I knew that I was unbelievably uncomfortable. I couldn’t imagine being pregnant for the next eight weeks, but I also couldn’t imagine having my baby prematurely either. The doctors never seemed super worried as we began weekly ultrasounds to monitor the extra fluid in my baby’s belly. So, you can imagine my surprise when I woke up to the familiar feeling of contractions at 32 weeks. 

As we drove to the hospital that morning, I had a feeling that my baby might be coming. But I quickly shut that thought down. I believed they would stop the contractions, drain some fluid and send me on my way to stay pregnant for another two months. 

Facing the unexpected

This is not what happened. After no improvement for me or my boy, he was born the next day with a swollen belly of fluid. Again I faced the unexpected.

As I reflect on this hard season, I can see that I faced this trauma as a stronger woman because of important lessons learned through Harper’s at-birth Down syndrome diagnosis. God was already teaching me to find joy in the unexpected.

Sometimes it’s ok to not know what is coming 

I often talk about how I am thankful for our at-birth Down syndrome diagnosis. Because I got to spend my pregnancy joyfully anticipating the arrival of our first child. And I’m super thankful that I didn’t know what was coming. 

If I knew last year that my baby was going to be born at 32 weeks, need emergency intestinal surgery on day two of his life and celebrate his first Halloween and Thanksgiving in the NICU, the anxiety and anticipation of the situation would have been paralyzing. 
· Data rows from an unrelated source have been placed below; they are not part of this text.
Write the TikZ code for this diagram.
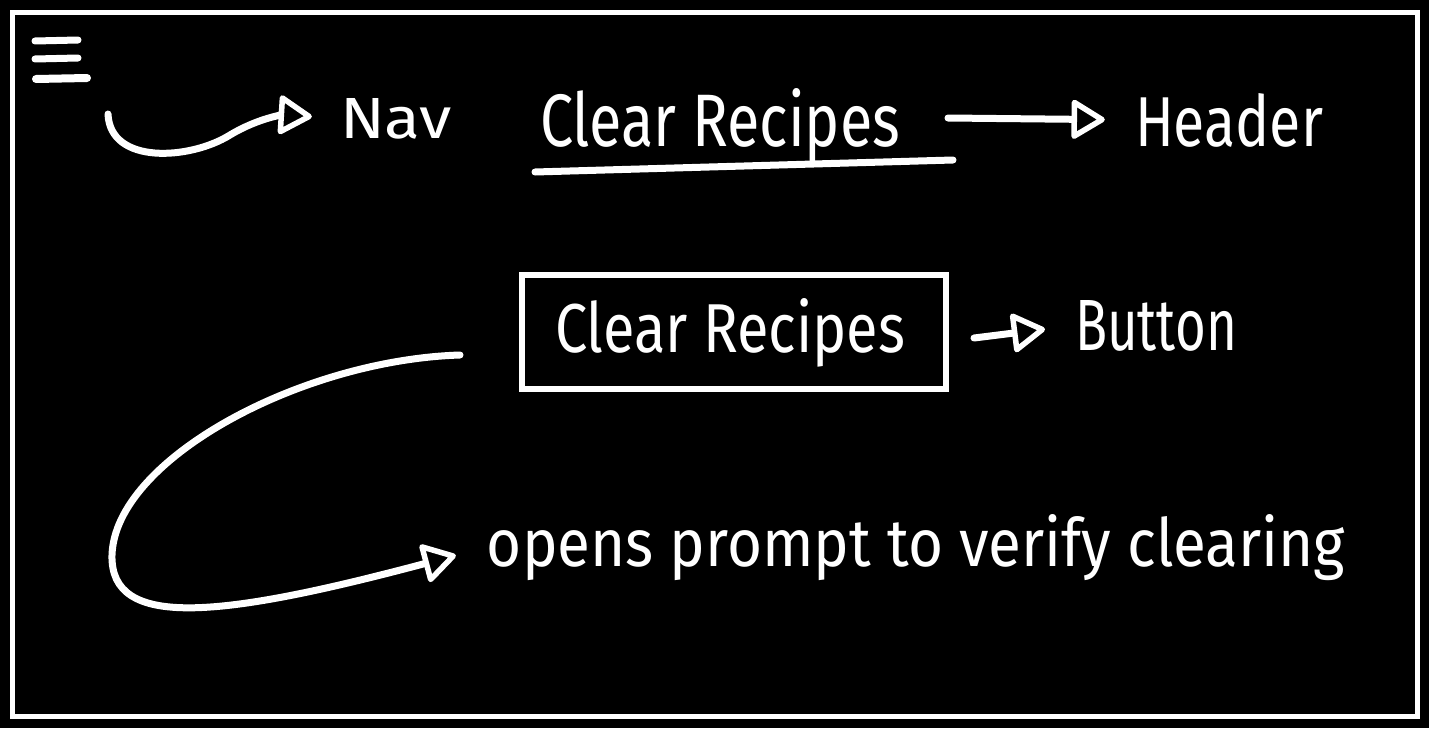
\documentclass[tikz,border=0pt]{standalone}
\usepackage{fontspec}
\usepackage{graphicx}
\setmainfont{Fira Sans}
\usetikzlibrary{arrows.meta}
\newcommand{\fitw}[3]{\resizebox{#1}{#2}{#3}}
\tikzset{
  ink/.style={draw=white, line width=7pt, line cap=round, line join=round},
  arr/.style={ink, -{Triangle[open, length=36pt, width=42pt, line width=5.5pt, line join=round]}},
  lbl/.style={text=white, inner sep=0pt, font=\fontsize{40}{48}\selectfont, anchor=base},
}
\begin{document}
\begin{tikzpicture}[x=1pt,y=-1pt]
\fill[black] (0,0) rectangle (1429,728);
\useasboundingbox (0,0) rectangle (1429,728);
\draw[white, line width=5pt] (12,12) rectangle (1417,716);
% hamburger
\draw[ink, line width=7pt] (35,41) -- (78,40);
\draw[ink, line width=7pt] (35,59) -- (78,58);
\draw[ink, line width=8pt] (36,79) -- (87,78);
% texts
\node[lbl] (nav) at (396,138) {\fitw{112pt}{40pt}{Nav}};
\node[lbl] (htitle) at (720,146) {\fitw{360pt}{58pt}{Clear Recipes}};
\node[lbl] (header) at (1229,146) {\fitw{188pt}{53pt}{Header}};
\node[lbl] (btntext) at (730,352) {\fitw{350pt}{54pt}{Clear Recipes}};
\node[lbl] (button) at (1156,350) {\fitw{162pt}{50pt}{Button}};
\node[lbl] (opens) at (916,566) {\fitw{858pt}{52pt}{opens prompt to verify clearing}};
% underline
\coordinate (ul1) at (535,172);
\coordinate (ul2) at (953,160);
\draw[ink] (ul1) -- (ul2);
% button box
\node[draw=white, line width=6pt, minimum width=424pt, minimum height=114pt] (box) at (734,332) {};
% arrows
\coordinate (navstart) at (108,114);
\draw[arr, shorten >=28pt] (navstart) .. controls (110,165) and (190,160) .. (230,135) .. controls (260,117) and (285,115) .. (nav.west);
\coordinate (hstart) at (948,118);
\draw[arr, shorten >=30pt] (hstart) -- (header.west);
\draw[arr, shorten >=30pt] (box.east) ++(25pt,-6pt) coordinate (bstart) -- (button.west);
\coordinate (cstart) at (460,355);
\draw[arr, shorten >=32pt] (cstart) .. controls (300,360) and (115,460) .. (112,555) .. controls (110,630) and (220,618) .. (opens.west);
\end{tikzpicture}
\end{document}
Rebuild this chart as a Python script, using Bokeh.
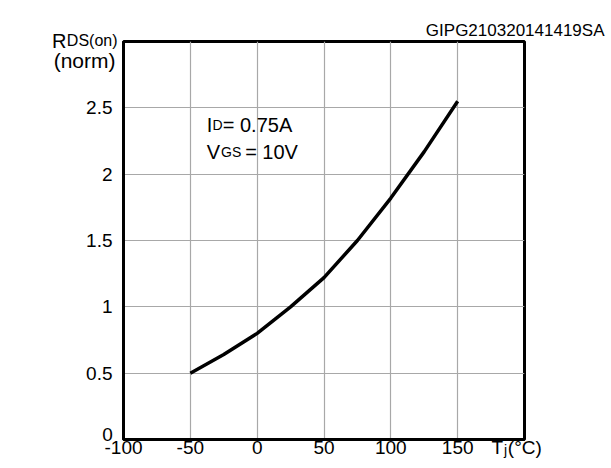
from bokeh.plotting import figure
from bokeh.models import Label, FixedTicker, NumeralTickFormatter
from bokeh.embed import file_html
from bokeh.resources import INLINE

# data
temp_c = [-50, -25, 0, 25, 50, 75, 100, 125, 150]
rds_norm = [0.50, 0.64, 0.80, 1.00, 1.22, 1.50, 1.82, 2.17, 2.55]
x_ticks = [-100, -50, 0, 50, 100, 150]
y_ticks = [0, 0.5, 1, 1.5, 2, 2.5]
code_text = "GIPG210320141419SA"

FONT = "Liberation Sans"

p = figure(width=608, height=464, x_range=(-100, 200), y_range=(0, 3),
           output_backend="svg", toolbar_location=None,
           min_border_left=123, min_border_right=84,
           min_border_top=41, min_border_bottom=25)

p.background_fill_color = "white"
p.border_fill_color = "white"
p.outline_line_color = "black"
p.outline_line_width = 3

for ax in (p.xaxis[0], p.yaxis[0]):
    ax.axis_line_width = 3
    ax.axis_line_color = "black"
    ax.major_tick_in = 0
    ax.major_tick_out = 0
    ax.minor_tick_in = 0
    ax.minor_tick_out = 0
    ax.major_label_text_font = FONT
    ax.major_label_text_font_size = "19px"
    ax.major_label_text_color = "black"
    ax.formatter = NumeralTickFormatter(format="0.[0]")

p.xaxis.ticker = FixedTicker(ticks=x_ticks)
p.yaxis.ticker = FixedTicker(ticks=y_ticks)
p.yaxis.major_label_overrides = {0: ""}   # the "0" is drawn slightly raised below
p.xaxis.major_label_standoff = 1
p.yaxis.major_label_standoff = 11

p.xgrid.ticker = FixedTicker(ticks=x_ticks)
p.ygrid.ticker = FixedTicker(ticks=y_ticks)
for g in (p.xgrid[0], p.ygrid[0]):
    g.grid_line_color = "#a8a8a8"
    g.grid_line_width = 1.2

p.line(temp_c, rds_norm, line_color="black", line_width=3.5)


def mk(x, y, text, size, align="left", units="screen"):
    return Label(x=x, y=y, text=text, text_font=FONT,
                 text_font_size=size, text_align=align,
                 text_baseline="alphabetic", text_color="black",
                 x_units=units, y_units=units)


# labels placed in side panels (offsets relative to each panel box)
p.add_layout(mk(-6, 1, "DS(on)", "16px", align="right"), "above")
p.add_layout(mk(481, -6, code_text, "17px", align="right"), "above")

p.add_layout(mk(-3, 399, "R", "20px", align="right"), "left")
p.add_layout(mk(108, 379, "(norm)", "21px", align="right"), "left")

p.add_layout(mk(-33, -8, "T", "19px"), "right")
p.add_layout(mk(-32.6, -10, "j", "14px"), "right")
p.add_layout(mk(-31.7, -8, "(°C)", "19px"), "right")
p.add_layout(mk(-460.7, 5, "0", "19px", align="right"), "right")

# conditions (inside the frame, data units)
p.add_layout(mk(-37.75, 2.367, "I", "20px", units="data"))
p.add_layout(mk(-33.5, 2.367, "D", "14px", units="data"))
p.add_layout(mk(-25.75, 2.367, "= 0.75A", "20px", units="data"))
p.add_layout(mk(-37.75, 2.17, "V", "20px", units="data"))
p.add_layout(mk(-27.0, 2.17, "GS", "14px", units="data"))
p.add_layout(mk(-9.0, 2.17, "= 10V", "20px", units="data"))

open("out.html", "w").write(file_html(p, INLINE))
I’m finding that dwelling on the future, on the things I have no control over only holds me back from living a full life. I can rest assured in the future. Because I know and trust that God gives us the grace we need for each day.* 

Take it one day at a time 

Right after we received Harper’s diagnosis, a wise nurse walked in. She said, “You just have to take it one day at a time.” I recall this advice all the time. It became especially important as we walked through Eli’s NICU stay

We don’t know what’s coming, but we can live presently today. Invest in the things that are important. We can build up a firm foundation that can weather all sorts of storms. God tells us to not worry about tomorrow because today is enough trouble on its own. 

Celebrating the journey 

With all the hardship we’ve faced with both Harper and Eli, the triumphs are that much sweeter. With each accomplishment I am amazed at what my children have overcome already in their short lives. Every little thing feels worthy of a celebration. Our journey might not be what I would have written. But I’m finding so much joy and reasons to celebrate along the way. Sometimes you have to wait longer for the celebration or look harder for that joy, but it can be found. 

As we continue to walk down an unexpected path, I’m comforted knowing that God is near. He has provided us strength and patience to endure hard challenges. God has provided me a husband that is amazing in high-stress situations – what a gift! He has changed my heart and perspective to see joy in all circumstances, even the unexpected.